Two nights ago, I was awoken by the loudest noise I had ever heard.
It reverberated through camp, echoing deep into the night and out onto the floodplain. Obviously a gargantuan effort, the origin of these rumbles slowly wombled back into the bush accompanied by the sound of crushed mangosteen and heavy breathing – evidently a few elephants had passed through our base camp.
The source of the midnight malady. Image NHFU/Hannah Gormley.
Having grown up in the UK this was a novel experience, there are not many elephants to be found in the tame pastures of South England. Or so I thought… It turns out that evolutionary remnants of Britain’s once burgeoning elephant population can be found in nearly every hedgerow. During the Eemian stage (a period of interglacial warming 130,000 to 113,000 years ago), straight-tusked elephants alongside Mercks and narrow nose rhinoceros roamed the landscape and fascinatingly, the climate was almost identical to Northern Europe’s current one. Nowadays, if you are to fell a yew, box or holly (understory trees and shrubs), they quickly coppice and sprout new roots in direct defense to these elephantine threats of the past.
Elephants are herbivores and voracious grazers.
And it wasn’t only elephants and rhinos, there are huge concentrations of hippo bones below the Thames and lion skulls emerged during an excavation under Trafalgar Square. During the glacial periods that surrounded this temperate clime, woolly mammoth and woolly rhino performed a taxon substitution, fulfilling the same ecological role as the previous inhabitants. It seems that the mind-blowing megafauna biodiversity of the Okavango have irreparably left their mark on every field and forest of my native land.
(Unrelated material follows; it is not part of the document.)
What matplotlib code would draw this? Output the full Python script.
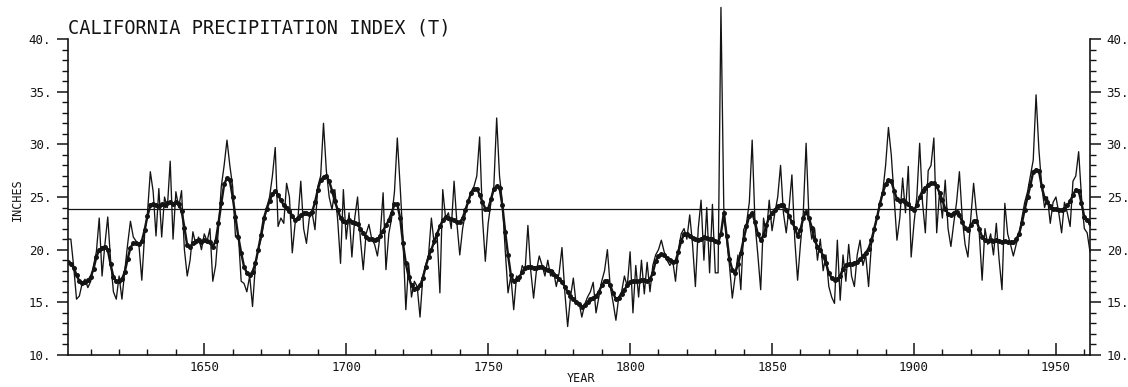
import matplotlib
matplotlib.use("Agg")
import matplotlib.pyplot as plt
from matplotlib.ticker import MultipleLocator

# ---------------- data ----------------
first_year = 1602
last_year = 1962
years = list(range(first_year, last_year + 1))

# annual index (thin line), inches
annual = [
    21.0, 21.0, 18.4, 15.3, 15.6, 16.8, 17.2, 16.4,            # 1602-1609
    17.0, 18.5, 19.8, 23.0, 17.5, 20.5, 23.1, 19.0, 16.0, 15.3,  # 1610-1619
    17.5, 15.3, 18.0, 20.5, 22.7, 21.2, 20.8, 20.4, 17.1, 21.5,  # 1620-1629
    23.5, 27.4, 25.5, 21.3, 25.8, 21.2, 25.0, 24.0, 28.4, 21.0,  # 1630-1639
    25.5, 24.0, 25.6, 20.0, 17.5, 19.0, 21.7, 20.5, 21.2, 20.0,  # 1640-1649
    21.5, 20.8, 22.0, 17.0, 18.5, 22.0, 26.0, 28.0, 30.4, 28.0,  # 1650-1659
    26.0, 21.2, 21.5, 17.0, 16.8, 16.0, 17.5, 14.6, 18.5, 20.0,  # 1660-1669
    21.0, 22.5, 24.0, 25.0, 27.0, 29.7, 22.2, 23.0, 22.5, 26.3,  # 1670-1679
    25.0, 19.7, 22.5, 23.0, 26.5, 22.0, 20.6, 23.0, 23.5, 21.9,  # 1680-1689
    26.0, 27.0, 32.0, 27.5, 25.0, 23.8, 25.7, 22.8, 18.7, 25.7,  # 1690-1699
    21.0, 23.5, 19.3, 23.0, 25.0, 21.0, 18.1, 21.5, 22.4, 21.0,  # 1700-1709
    20.5, 19.4, 21.5, 25.4, 18.1, 21.5, 23.0, 25.5, 30.6, 26.0,  # 1710-1719
    21.0, 14.3, 18.7, 15.5, 17.0, 16.5, 13.6, 17.5, 18.5, 19.5,  # 1720-1729
    23.0, 20.5, 21.5, 15.9, 25.7, 23.0, 23.5, 22.0, 26.5, 22.5,  # 1730-1739
    19.5, 22.0, 23.5, 24.5, 25.5, 26.0, 27.0, 30.7, 23.0, 18.9,  # 1740-1749
    22.5, 24.5, 26.0, 32.5, 27.0, 24.5, 20.0, 15.9, 17.5, 14.3,  # 1750-1759
    17.5, 17.0, 18.5, 18.0, 22.3, 18.0, 15.4, 18.0, 19.4, 18.5,  # 1760-1769
    17.5, 19.0, 17.5, 18.0, 16.5, 17.8, 20.2, 16.0, 12.7, 15.5,  # 1770-1779
    17.3, 14.8, 15.0, 13.6, 14.8, 15.5, 16.0, 16.9, 14.0, 15.5,  # 1780-1789
    17.0, 18.0, 20.0, 16.5, 15.0, 13.3, 15.5, 16.0, 17.5, 16.5,  # 1790-1799
    19.8, 14.0, 18.5, 15.5, 19.0, 15.8, 18.8, 16.0, 18.5, 19.5,  # 1800-1809
    20.0, 20.9, 19.8, 19.0, 18.5, 19.0, 17.0, 20.0, 21.5, 22.0,  # 1810-1819
    21.0, 23.3, 20.5, 16.5, 22.0, 24.7, 19.0, 24.0, 17.8, 24.3,  # 1820-1829
    17.8, 17.8, 43.0, 24.0, 21.0, 18.5, 15.4, 17.5, 19.5, 16.2,  # 1830-1839
    21.9, 22.5, 24.5, 30.4, 22.5, 19.5, 16.2, 23.0, 21.5, 24.7,  # 1840-1849
    21.8, 23.5, 25.0, 28.0, 23.5, 21.6, 24.0, 27.1, 21.0, 17.1,  # 1850-1859
    20.5, 23.5, 30.1, 23.0, 21.0, 22.0, 19.0, 21.0, 18.0, 19.5,  # 1860-1869
    16.5, 15.5, 14.9, 20.9, 15.2, 19.5, 17.0, 20.5, 17.5, 16.5,  # 1870-1879
    19.5, 20.9, 18.5, 19.5, 16.5, 20.5, 21.8, 23.0, 24.5, 25.5,  # 1880-1889
    28.0, 31.6, 29.0, 25.0, 20.9, 23.0, 26.8, 23.5, 27.9, 19.3,  # 1890-1899
    22.5, 25.0, 30.1, 24.5, 21.6, 27.5, 28.0, 30.6, 21.6, 25.5,  # 1900-1909
    23.0, 26.6, 22.0, 20.3, 22.5, 24.5, 27.4, 23.0, 20.5, 19.3,  # 1910-1919
    23.0, 26.3, 23.5, 21.5, 17.1, 22.0, 20.5, 21.5, 19.5, 22.5,  # 1920-1929
    19.0, 16.2, 24.4, 21.5, 20.5, 19.4, 20.5, 21.5, 23.0, 24.5,  # 1930-1939
    25.5, 27.0, 28.5, 34.7, 29.5, 26.0, 24.0, 25.0, 22.5, 24.5,  # 1940-1949
    25.0, 23.5, 21.6, 24.5, 23.5, 22.2, 26.5, 27.0, 29.3, 25.0,  # 1950-1959
    22.0, 21.6, 19.8,                                            # 1960-1962
]

# smoothed index (dotted heavy line), inches
smoothed = [
    18.8, 18.6, 18.3, 17.6, 17.0, 16.8, 16.9, 17.1,            # 1602-1609
    17.4, 18.2, 19.3, 20.0, 20.2, 20.3, 20.0, 18.6, 17.4, 17.0,  # 1610-1619
    17.0, 17.2, 17.9, 19.1, 20.2, 20.6, 20.6, 20.5, 20.8, 21.9,  # 1620-1629
    23.2, 24.2, 24.3, 24.2, 24.1, 24.3, 24.2, 24.4, 24.5, 24.3,  # 1630-1639
    24.5, 24.3, 23.7, 22.1, 20.4, 20.3, 20.6, 20.8, 20.9, 20.7,  # 1640-1649
    20.9, 20.8, 20.7, 20.3, 20.8, 22.5, 24.4, 26.2, 26.8, 26.6,  # 1650-1659
    25.0, 23.1, 21.2, 19.7, 18.4, 17.8, 17.6, 17.9, 18.7, 20.0,  # 1660-1669
    21.4, 23.0, 23.9, 24.6, 25.3, 25.6, 25.2, 24.7, 24.2, 24.0,  # 1670-1679
    23.7, 23.2, 22.8, 23.0, 23.3, 23.5, 23.5, 23.4, 23.6, 24.5,  # 1680-1689
    25.7, 26.6, 26.9, 27.0, 26.5, 25.6, 24.6, 23.8, 23.0, 22.7,  # 1690-1699
    22.6, 22.8, 22.6, 22.5, 22.4, 22.0, 21.6, 21.2, 21.0, 21.0,  # 1700-1709
    20.9, 21.0, 21.3, 21.8, 22.3, 22.8, 23.5, 24.3, 24.3, 23.0,  # 1710-1719
    20.6, 18.7, 17.4, 16.6, 16.3, 16.4, 16.6, 17.3, 18.4, 19.3,  # 1720-1729
    20.0, 20.8, 21.5, 22.2, 22.8, 23.1, 23.0, 22.9, 22.8, 22.6,  # 1730-1739
    22.6, 23.0, 23.8, 24.6, 25.4, 25.8, 25.8, 25.2, 24.5, 23.9,  # 1740-1749
    23.9, 24.8, 25.8, 26.0, 25.9, 24.2, 21.7, 19.5, 17.6, 17.0,  # 1750-1759
    17.2, 17.4, 17.9, 18.3, 18.4, 18.4, 18.3, 18.3, 18.4, 18.4,  # 1760-1769
    18.2, 18.1, 18.0, 17.7, 17.5, 17.2, 16.9, 16.5, 16.0, 15.6,  # 1770-1779
    15.3, 15.0, 14.8, 14.6, 14.7, 15.0, 15.3, 15.4, 15.6, 16.0,  # 1780-1789
    16.6, 17.0, 17.0, 16.6, 15.9, 15.3, 15.4, 15.8, 16.2, 16.6,  # 1790-1799
    16.9, 17.0, 17.0, 17.0, 17.1, 17.1, 17.0, 17.2, 17.8, 18.9,  # 1800-1809
    19.4, 19.6, 19.5, 19.2, 19.0, 18.8, 18.9, 19.8, 20.8, 21.5,  # 1810-1819
    21.5, 21.3, 21.1, 21.0, 20.9, 21.0, 21.2, 21.1, 21.0, 21.0,  # 1820-1829
    20.8, 20.7, 21.5, 23.5, 21.3, 19.1, 18.1, 17.8, 18.6, 19.7,  # 1830-1839
    21.0, 22.2, 23.2, 23.5, 22.6, 21.5, 20.9, 21.4, 22.3, 23.1,  # 1840-1849
    23.5, 23.8, 24.1, 24.2, 24.2, 23.8, 23.2, 22.6, 22.1, 21.3,  # 1850-1859
    21.9, 23.0, 23.6, 23.0, 22.1, 20.9, 20.3, 20.0, 19.4, 18.7,  # 1860-1869
    17.8, 17.3, 17.1, 17.2, 17.5, 18.2, 18.5, 18.6, 18.6, 18.7,  # 1870-1879
    18.8, 19.1, 19.4, 19.7, 20.1, 20.9, 22.0, 23.1, 24.3, 25.4,  # 1880-1889
    26.2, 26.6, 26.5, 25.6, 24.8, 24.6, 24.7, 24.5, 24.3, 24.0,  # 1890-1899
    23.8, 24.2, 25.0, 25.6, 25.9, 26.1, 26.3, 26.3, 26.0, 25.4,  # 1900-1909
    24.7, 23.9, 23.4, 23.3, 23.5, 23.6, 23.3, 22.6, 22.1, 21.9,  # 1910-1919
    22.3, 22.7, 22.7, 22.0, 21.2, 20.9, 20.8, 20.9, 20.8, 20.9,  # 1920-1929
    20.8, 20.7, 20.8, 20.7, 20.7, 20.7, 21.0, 21.5, 22.5, 23.8,  # 1930-1939
    25.0, 26.1, 27.4, 27.6, 27.5, 26.0, 24.9, 24.5, 24.1, 23.9,  # 1940-1949
    23.9, 23.8, 23.8, 23.9, 24.2, 24.6, 25.2, 25.7, 25.6, 24.4,  # 1950-1959
    23.1, 22.8, 22.5,                                            # 1960-1962
]

mean_level = 23.85

y_ticks = [10, 15, 20, 25, 30, 35, 40]
y_tick_labels = ["10.", "15.", "20.", "25.", "30.", "35.", "40."]
x_ticks = [1650, 1700, 1750, 1800, 1850, 1900, 1950]
x_tick_labels = ["1650", "1700", "1750", "1800", "1850", "1900", "1950"]

title = "CALIFORNIA PRECIPITATION INDEX (T)"
y_label = "INCHES"
x_label = "YEAR"

# ---------------- figure ----------------
FONT = "DejaVu Sans Mono"
ink = "#141414"

fig = plt.figure(figsize=(11.28, 3.87), dpi=100)
ax = fig.add_axes([68 / 1128, 1 - 355 / 387, (1090 - 68) / 1128, (355 - 39) / 387])

ax.plot(years, annual, color=ink, lw=0.95, clip_on=False, zorder=3)
ax.plot(years, smoothed, color=ink, lw=1.7, marker="o", ms=3.6,
        markeredgewidth=0, zorder=4)
ax.axhline(mean_level, color=ink, lw=0.9, zorder=2)

ax.set_xlim(1602, 1962)
ax.set_ylim(10, 40)

ax.spines["top"].set_visible(False)
for side in ["left", "right", "bottom"]:
    ax.spines[side].set_linewidth(1.2)
    ax.spines[side].set_color(ink)

ax.set_yticks(y_ticks)
ax.set_yticklabels(y_tick_labels)
ax.yaxis.set_minor_locator(MultipleLocator(1))
ax.set_xticks(x_ticks)
ax.set_xticklabels(x_tick_labels)
ax.xaxis.set_minor_locator(MultipleLocator(10))

ax.tick_params(axis="y", which="both", left=True, right=True,
               labelleft=True, labelright=True, direction="out",
               colors=ink, labelsize=9, pad=4)
ax.tick_params(axis="y", which="major", length=8, width=1.1)
ax.tick_params(axis="y", which="minor", length=4, width=1.0)
ax.tick_params(axis="x", which="both", direction="in", colors=ink,
               labelsize=9, pad=4, top=False)
ax.tick_params(axis="x", which="major", length=9, width=1.1)
ax.tick_params(axis="x", which="minor", length=4, width=1.0)

for lab in ax.get_xticklabels() + ax.get_yticklabels():
    lab.set_fontfamily(FONT)
for lab in ax.yaxis.get_ticklabels(which="major"):
    lab.set_fontfamily(FONT)

fig.text(68 / 1128, 1 - 33 / 387, title, fontfamily=FONT, fontsize=13.4,
         color=ink, ha="left", va="baseline")
fig.text(581 / 1128, 1 - 378 / 387, x_label, fontfamily=FONT, fontsize=8.5,
         color=ink, ha="center", va="center")
fig.text(17 / 1128, 1 - 200 / 387, y_label, fontfamily=FONT, fontsize=8.5,
         color=ink, rotation=90, ha="center", va="center")

fig.savefig("out.png", dpi=100, facecolor="white")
Elephants are one of the main species in our recent film, Surviving Paradise: A Family Tale.
Here in the delta, elephants are, of course, still remarkably active, maintaining their role as keystone species across this bizarre landscape. To be surrounded unexpectedly by a herd of surprisingly quiet gentle giants is about as spiritual an experience as any biologist or filmmaker could ever have. And they also fulfill multiple services to the local vegetation. The ancient migration routes of elephant herds across Botswana can be tracked through the spread of palm and marula trees and they are instrumental in distributing a multitude of seeds and fruit throughout the country. Some seeds even require the harsh conditions provided by elephant stomach acid and peristalsis through the digestive tract to germinate.
We have much to thank these mammoth ecosystem engineers for the maintenance and propagation of the delta. Having said this, I wish they could move around more considerately – NHFU interns need their beauty sleep.